3. Strengths and weaknesses. This is a very important developmental concept ("You need to improve your listening skills"), but it too, is more complex than apparent on first blush, and what place do these have in performance management anyway? If the performance management process includes an emphasis on learning and growth, then strengths and weaknesses are perhaps the most central notion to emphasize. But, strengths and weaknesses are only indirectly related to meeting expectations or to achieving results. More importantly, despite the overwhelming urge to focus on weaknesses (fixing what's broke), powerful reasons mitigate toward a focus on strengths.

o People naturally gravitate toward strengths - we like to be successful and feel on top of our work; therefore, we try to organize our work to do more of those things at which we're proficient.

o Higher levels of motivation emerge when people do more of what they're good at. They receive more positive feedback as a natural outcome. Higher levels of motivation correlate strongly with higher levels of productivity.

o People are extremely adept and creative in adopting work methods that leverage their strengths, and compensating for or working around their weaknesses.

o Supervisors assign and direct tasks based on the differential strengths on their team. After all, who would assign a critical task to someone who is incompetent to fulfill it, or even to someone relatively less competent than another team member? Of course, that's exactly what clever managers do in order to stimulate growth and development - take a risk on someone by giving them a stretch assignment. But these types of risks are normally carefully calculated so as not to jeopardize organizational performance.

o Ergo, developing weaknesses should be a secondary developmental focus, and aimed at those skills that raise barriers to very specific work requirements.
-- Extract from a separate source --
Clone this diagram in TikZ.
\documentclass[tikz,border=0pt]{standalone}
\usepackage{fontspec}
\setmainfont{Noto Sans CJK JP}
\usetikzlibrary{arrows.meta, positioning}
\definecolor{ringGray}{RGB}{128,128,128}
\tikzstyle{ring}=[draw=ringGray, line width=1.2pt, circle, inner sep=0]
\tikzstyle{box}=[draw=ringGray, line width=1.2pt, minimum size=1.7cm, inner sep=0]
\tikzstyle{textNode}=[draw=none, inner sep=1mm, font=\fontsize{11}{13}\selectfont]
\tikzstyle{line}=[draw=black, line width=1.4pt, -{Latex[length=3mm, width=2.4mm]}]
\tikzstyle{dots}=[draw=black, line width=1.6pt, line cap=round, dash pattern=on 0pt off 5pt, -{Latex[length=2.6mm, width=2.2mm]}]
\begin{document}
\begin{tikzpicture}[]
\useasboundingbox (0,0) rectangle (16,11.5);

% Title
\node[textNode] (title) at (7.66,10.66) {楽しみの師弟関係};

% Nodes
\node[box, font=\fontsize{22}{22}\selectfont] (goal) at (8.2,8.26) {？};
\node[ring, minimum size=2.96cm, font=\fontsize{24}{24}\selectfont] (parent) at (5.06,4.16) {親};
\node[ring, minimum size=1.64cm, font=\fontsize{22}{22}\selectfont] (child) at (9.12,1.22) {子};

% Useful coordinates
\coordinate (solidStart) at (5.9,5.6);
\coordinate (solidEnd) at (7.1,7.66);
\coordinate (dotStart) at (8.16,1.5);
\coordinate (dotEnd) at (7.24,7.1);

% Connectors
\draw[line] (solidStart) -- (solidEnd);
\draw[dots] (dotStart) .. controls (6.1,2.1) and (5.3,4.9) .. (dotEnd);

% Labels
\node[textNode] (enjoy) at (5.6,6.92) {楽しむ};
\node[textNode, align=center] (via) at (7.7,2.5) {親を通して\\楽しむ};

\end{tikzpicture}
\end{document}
I.e., our poor listener really needs improvement if that poor listening gets in the way of effective job performance. A focus on weaknesses may be essential to addressing performance barriers and also to enable career development. But if it doesn't get in the way too much, let it be, at least in the short run; leveraging strengths is just plain far more powerful.
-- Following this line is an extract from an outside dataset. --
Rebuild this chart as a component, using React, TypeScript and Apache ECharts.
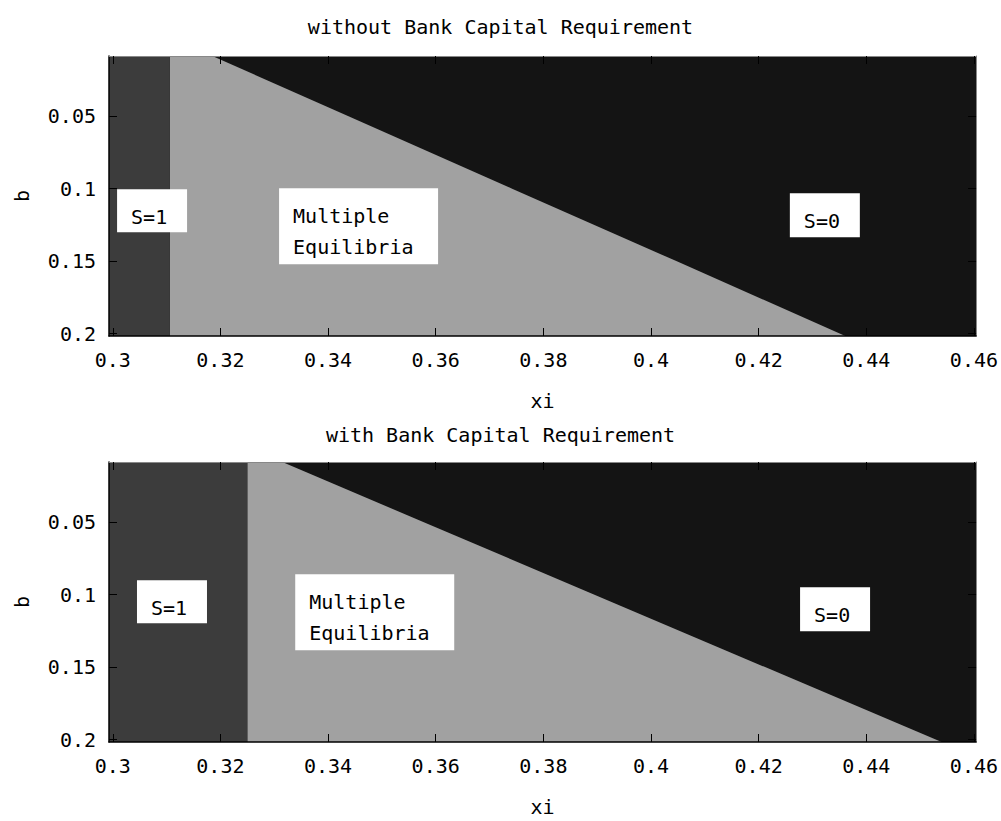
import React, { useEffect, useRef } from 'react';
import * as echarts from 'echarts';

// ---- data ----
const xiTicks = [0.3, 0.32, 0.34, 0.36, 0.38, 0.4, 0.42, 0.44, 0.46];
const bTicks = [0.05, 0.1, 0.15, 0.2];
const xiRange = [0.2993, 0.4604];
const bRange = [0.0084, 0.2017];

const panelTitles = ['without Bank Capital Requirement', 'with Bank Capital Requirement'];

// b values at which the S=0 / multiple-equilibria boundary was read
const bBoundary = [0.0084, 0.05, 0.1, 0.15, 0.2017];
const xiBoundaryWithout = [0.3185, 0.3438, 0.3742, 0.4047, 0.4361];
const xiBoundaryWith = [0.3315, 0.3578, 0.3895, 0.4212, 0.454];
// xi where the S=1 region ends
const xiS1EdgeWithout = 0.3106;
const xiS1EdgeWith = 0.325;

const annotationTexts = ['S=1', 'Multiple\nEquilibria', 'S=0'];
const annotationXiWithout = [0.3008, 0.3309, 0.4258];
const annotationBWithout = [0.1004, 0.0997, 0.1031];
const annotationXiWith = [0.3045, 0.3339, 0.4277];
const annotationBWith = [0.0901, 0.0859, 0.0949];

// ---- styles ----
const FONT = 'DejaVu Sans Mono';
const FS = 20;
const REGION_COLORS = ['#141414', '#a1a1a1', '#3c3c3c']; // S=0, multiple, S=1
const BOX_SIZES = [
  [70, 43],
  [159, 76],
  [70, 44],
];

const fmt = (v: number) => String(Number(v.toFixed(4)));

function regionSeries(g: number, xiS1: number, xiDiag: number[]) {
  return {
    type: 'custom',
    xAxisIndex: 2 * g,
    yAxisIndex: 2 * g,
    clip: true,
    z: 1,
    silent: true,
    encode: { x: 0, y: 1 },
    data: [
      [xiRange[0], bRange[0], 0],
      [xiS1, bRange[0], 1],
      [xiRange[0], bRange[0], 2],
    ],
    renderItem: (params: any, api: any) => {
      const id = params.dataIndex;
      let pts: number[][];
      if (id === 0) {
        pts = [
          [xiRange[0], bRange[0]],
          [xiRange[1], bRange[0]],
          [xiRange[1], bRange[1]],
          [xiRange[0], bRange[1]],
        ];
      } else if (id === 1) {
        pts = [[xiS1, bBoundary[0]]];
        bBoundary.forEach((b, i) => pts.push([xiDiag[i], b]));
        pts.push([xiS1, bBoundary[bBoundary.length - 1]]);
      } else {
        pts = [
          [xiRange[0], bRange[0]],
          [xiS1, bRange[0]],
          [xiS1, bRange[1]],
          [xiRange[0], bRange[1]],
        ];
      }
      return {
        type: 'polygon',
        shape: { points: pts.map((p) => api.coord(p)) },
        style: { fill: REGION_COLORS[id], stroke: null },
      };
    },
  };
}

function annotationSeries(g: number, xis: number[], bs: number[]) {
  return {
    type: 'custom',
    xAxisIndex: 2 * g,
    yAxisIndex: 2 * g,
    clip: false,
    z: 10,
    silent: true,
    encode: { x: 0, y: 1 },
    data: xis.map((x, i) => [x, bs[i], i]),
    renderItem: (params: any, api: any) => {
      const i = params.dataIndex;
      const [px, py] = api.coord([api.value(0), api.value(1)]);
      const [w, h] = BOX_SIZES[i];
      return {
        type: 'group',
        children: [
          { type: 'rect', shape: { x: px, y: py, width: w, height: h }, style: { fill: '#ffffff' } },
          {
            type: 'text',
            x: px + 14,
            y: py + 27.5 - 15.75,
            style: {
              text: annotationTexts[i],
              fontFamily: FONT,
              fontSize: FS,
              lineHeight: 31.5,
              fill: '#000',
              verticalAlign: 'top',
              align: 'left',
            },
          },
        ],
      };
    },
  };
}

function xAxes(g: number) {
  const common = {
    type: 'value',
    gridIndex: g,
    min: xiRange[0],
    max: xiRange[1],
    z: 5,
    splitLine: { show: false },
  };
  return [
    {
      ...common,
      position: 'bottom',
      name: 'xi',
      nameLocation: 'middle',
      nameGap: 55,
      nameTextStyle: { fontFamily: FONT, fontSize: FS, color: '#000' },
      axisLine: { show: true, onZero: false, lineStyle: { color: '#000', width: 1.5 } },
      axisTick: { show: true, inside: true, length: 8, customValues: xiTicks, lineStyle: { color: '#000' } },
      axisLabel: {
        show: true,
        customValues: xiTicks,
        formatter: fmt,
        fontFamily: FONT,
        fontSize: FS,
        color: '#000',
        margin: 14,
      },
    },
    {
      ...common,
      position: 'top',
      axisLine: { show: true, onZero: false, lineStyle: { color: '#888', width: 1 } },
      axisTick: { show: true, inside: true, length: 8, customValues: xiTicks, lineStyle: { color: '#000' } },
      axisLabel: { show: false },
    },
  ];
}

function yAxes(g: number) {
  const common = {
    type: 'value',
    gridIndex: g,
    min: bRange[0],
    max: bRange[1],
    inverse: true,
    z: 5,
    splitLine: { show: false },
  };
  return [
    {
      ...common,
      position: 'left',
      name: 'b',
      nameLocation: 'middle',
      nameRotate: 90,
      nameGap: 77,
      nameTextStyle: { fontFamily: FONT, fontSize: FS, color: '#000' },
      axisLine: { show: true, onZero: false, lineStyle: { color: '#000', width: 1.5 } },
      axisTick: { show: true, inside: true, length: 8, customValues: bTicks, lineStyle: { color: '#000' } },
      axisLabel: {
        show: true,
        customValues: bTicks,
        formatter: fmt,
        fontFamily: FONT,
        fontSize: FS,
        color: '#000',
        margin: 13,
      },
    },
    {
      ...common,
      position: 'right',
      axisLine: { show: true, onZero: false, lineStyle: { color: '#888', width: 1 } },
      axisTick: { show: true, inside: true, length: 8, customValues: bTicks, lineStyle: { color: '#000' } },
      axisLabel: { show: false },
    },
  ];
}

export default function App() {
  const ref = useRef<HTMLDivElement>(null);
  useEffect(() => {
    if (!ref.current) return;
    const chart = echarts.init(ref.current, null, { renderer: 'svg' });
    const titleStyle = { fontFamily: FONT, fontSize: FS, fontWeight: 'normal', color: '#000' };
    chart.setOption({
      animation: false,
      backgroundColor: '#ffffff',
      title: [
        { text: panelTitles[0], left: 'center', top: 12, textStyle: titleStyle },
        { text: panelTitles[1], left: 'center', top: 420, textStyle: titleStyle },
      ],
      grid: [
        { left: 109, top: 56, width: 871, height: 280 },
        { left: 109, top: 462, width: 871, height: 280 },
      ],
      xAxis: [...xAxes(0), ...xAxes(1)],
      yAxis: [...yAxes(0), ...yAxes(1)],
      series: [
        regionSeries(0, xiS1EdgeWithout, xiBoundaryWithout),
        regionSeries(1, xiS1EdgeWith, xiBoundaryWith),
        annotationSeries(0, annotationXiWithout, annotationBWithout),
        annotationSeries(1, annotationXiWith, annotationBWith),
      ],
    });
    return () => chart.dispose();
  }, []);
  return (
    <div
      ref={ref}
      style={{ position: 'absolute', left: 0, top: 0, width: 1001, height: 821, background: '#fff' }}
    />
  );
}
4. Compensable Factors. Ah, here's the area where specific ranking, both absolute and relative (how do people compare?) is very important. Managers need mechanisms for determining who gets what level of salary increase and how much differentiation to implement among people in their salary increase and bonuses. But, herein lays the tension between results and performance.

o The psychologists stake out a clear position on individual performance: it's what people do, not what they produce. Think of an actor in a play. The performance is what the troupe does each night on stage, and the actor's performance is her behavior among the troupe in playing her part. Period. The results (was it an enjoyable play, did audiences fill the theater, did critics praise or pan the play) speak to multiple factors affecting the outcomes: the play itself (the text), the direction, the set & other production factors, the performance of the actors, and even such completely independent variables such as the local economic condition (affecting how many people buy tickets), the marketing & promotion efforts, etc. The performance of our actor is certainly vitally important, but is only one factor among many affecting the results of the play. How many movies or plays have we seen in which a leading player acts brilliantly in an otherwise failed production?
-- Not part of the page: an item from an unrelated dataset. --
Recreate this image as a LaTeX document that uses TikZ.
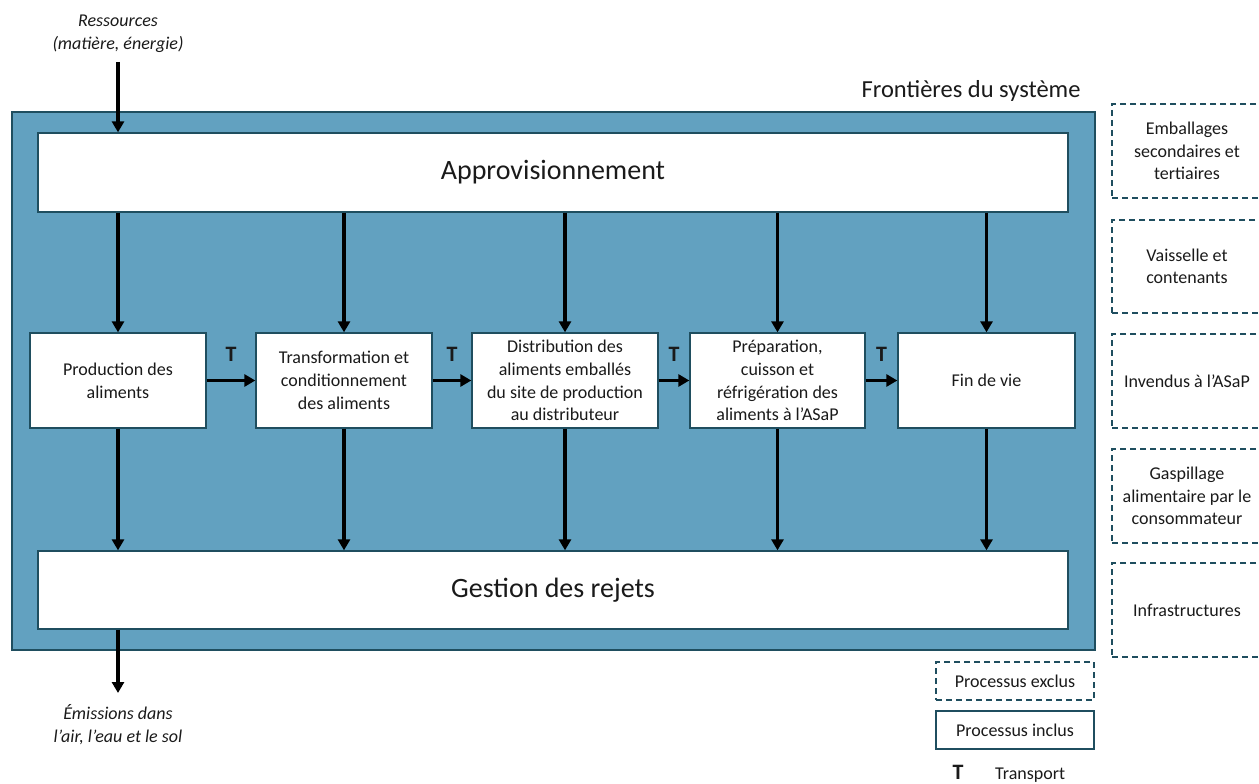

o What, then, is 'compensable'? The factors having the greatest effect on compensation are the structural ones built into the job description: scale, scope, complexity, external talent market pressures, etc. These factors derive from the design of the job and its value in the external labor market, and not from the people filling it. The performance (either behavioral and/or results) of individuals do affect base compensation but much more 'at the margin'. I.e., a high performer will earn an annual increase at the high end of a range of merit increase, say perhaps 5% to 7%; a poor performer or typical performer will earn less, anywhere between 0% and 4%. Note the difference: 1% - 7% maximum differentiation in any year, outside promotional increases or market equity adjustments.

o Identification of compensable factors leads naturally, then, to a focus on promotion, advancement, and job enrichment/expansion - those factors driven by structural changes in the job. As such, compensable factors should lead to an emphasis on the distribution of opportunities, rather than on current performance. While the distribution of opportunities is affected by current performance and performance track record, long term potential also plays an integral role in determining who gets what opportunities and how quickly.

5. Performance vs. Results. The most prevalent contemporary trend in performance management calls for identifying both types of measures - behavioral measures (individual performance) and results measures (the outcomes of performance) - in establishing performance targets and performance management system parameters. Important qualifiers need further commentary regarding these two perspectives.

o Behavioral measures of individual performance are most frequently based on competency models, and best practices include behavioral anchors for different levels of performance on the competencies. However, generic competency definitions often leave these important measures less meaningful for any individual. If these are to serve well as a basis for measuring individual behavioral performance, then they must be adjusted to be particular to the role and person in question.

o Another variable affecting the value of measuring behavioral performance is the means of measurement. 360-degree evaluations can often overcome errors that managers might make, most importantly two: first, that many important behavioral dimensions are demonstrated in interactions with peers and direct reports, and not to the boss; second, the boss may have a biased perspective on the behavioral performance of an individual, including either positive or negative 'halo' effect, past performance bias ('this individual has been a strong performer for several years, therefore they must still be'), etc. But, while these types of measures are very meaningful for identifying strengths and weaknesses (within person relative measures), they don't reliably or accurately pinpoint differences among various individuals. Consequently, 360-degree measurements are great for supporting a developmental purpose, but misleading and possibly damaging, for differentiating performance and rewards among individuals. (Among other flaws, e.g., the research shows a systematic inflation of 360-degree ratings when rewards and decisions are at stake, as compared with ratings used solely for development.)

o Yet another challenge with behavioral performance is that the individuals rated view any evaluation of behavioral performance as too subjective and therefore subject to favoritism and bias, no matter how well-designed the system or well-intentioned the managers. People often like 'hard' measures of performance, both for objective-setting and performance evaluations. Hard measures remove the equity, justice, and bias problems too often associated with measuring behavioral performance. Or do they? Hard measures of performance are rarely under the sole control of the individual, and often are heavily affected by the business processes or even the strategies of the organization. Further, completely external factors often heavily affect performance on hard measures. E.g., does anyone perform well in automotive sales in today's environment?

The bottom line: be clear about what objectives you're trying to meet with the performance management process, and be sure to align the measurement process(es) to fit those objectives. Over-simplification of performance management will inevitably lead to either unintended negative consequences or at best, chronic dissatisfaction with the process.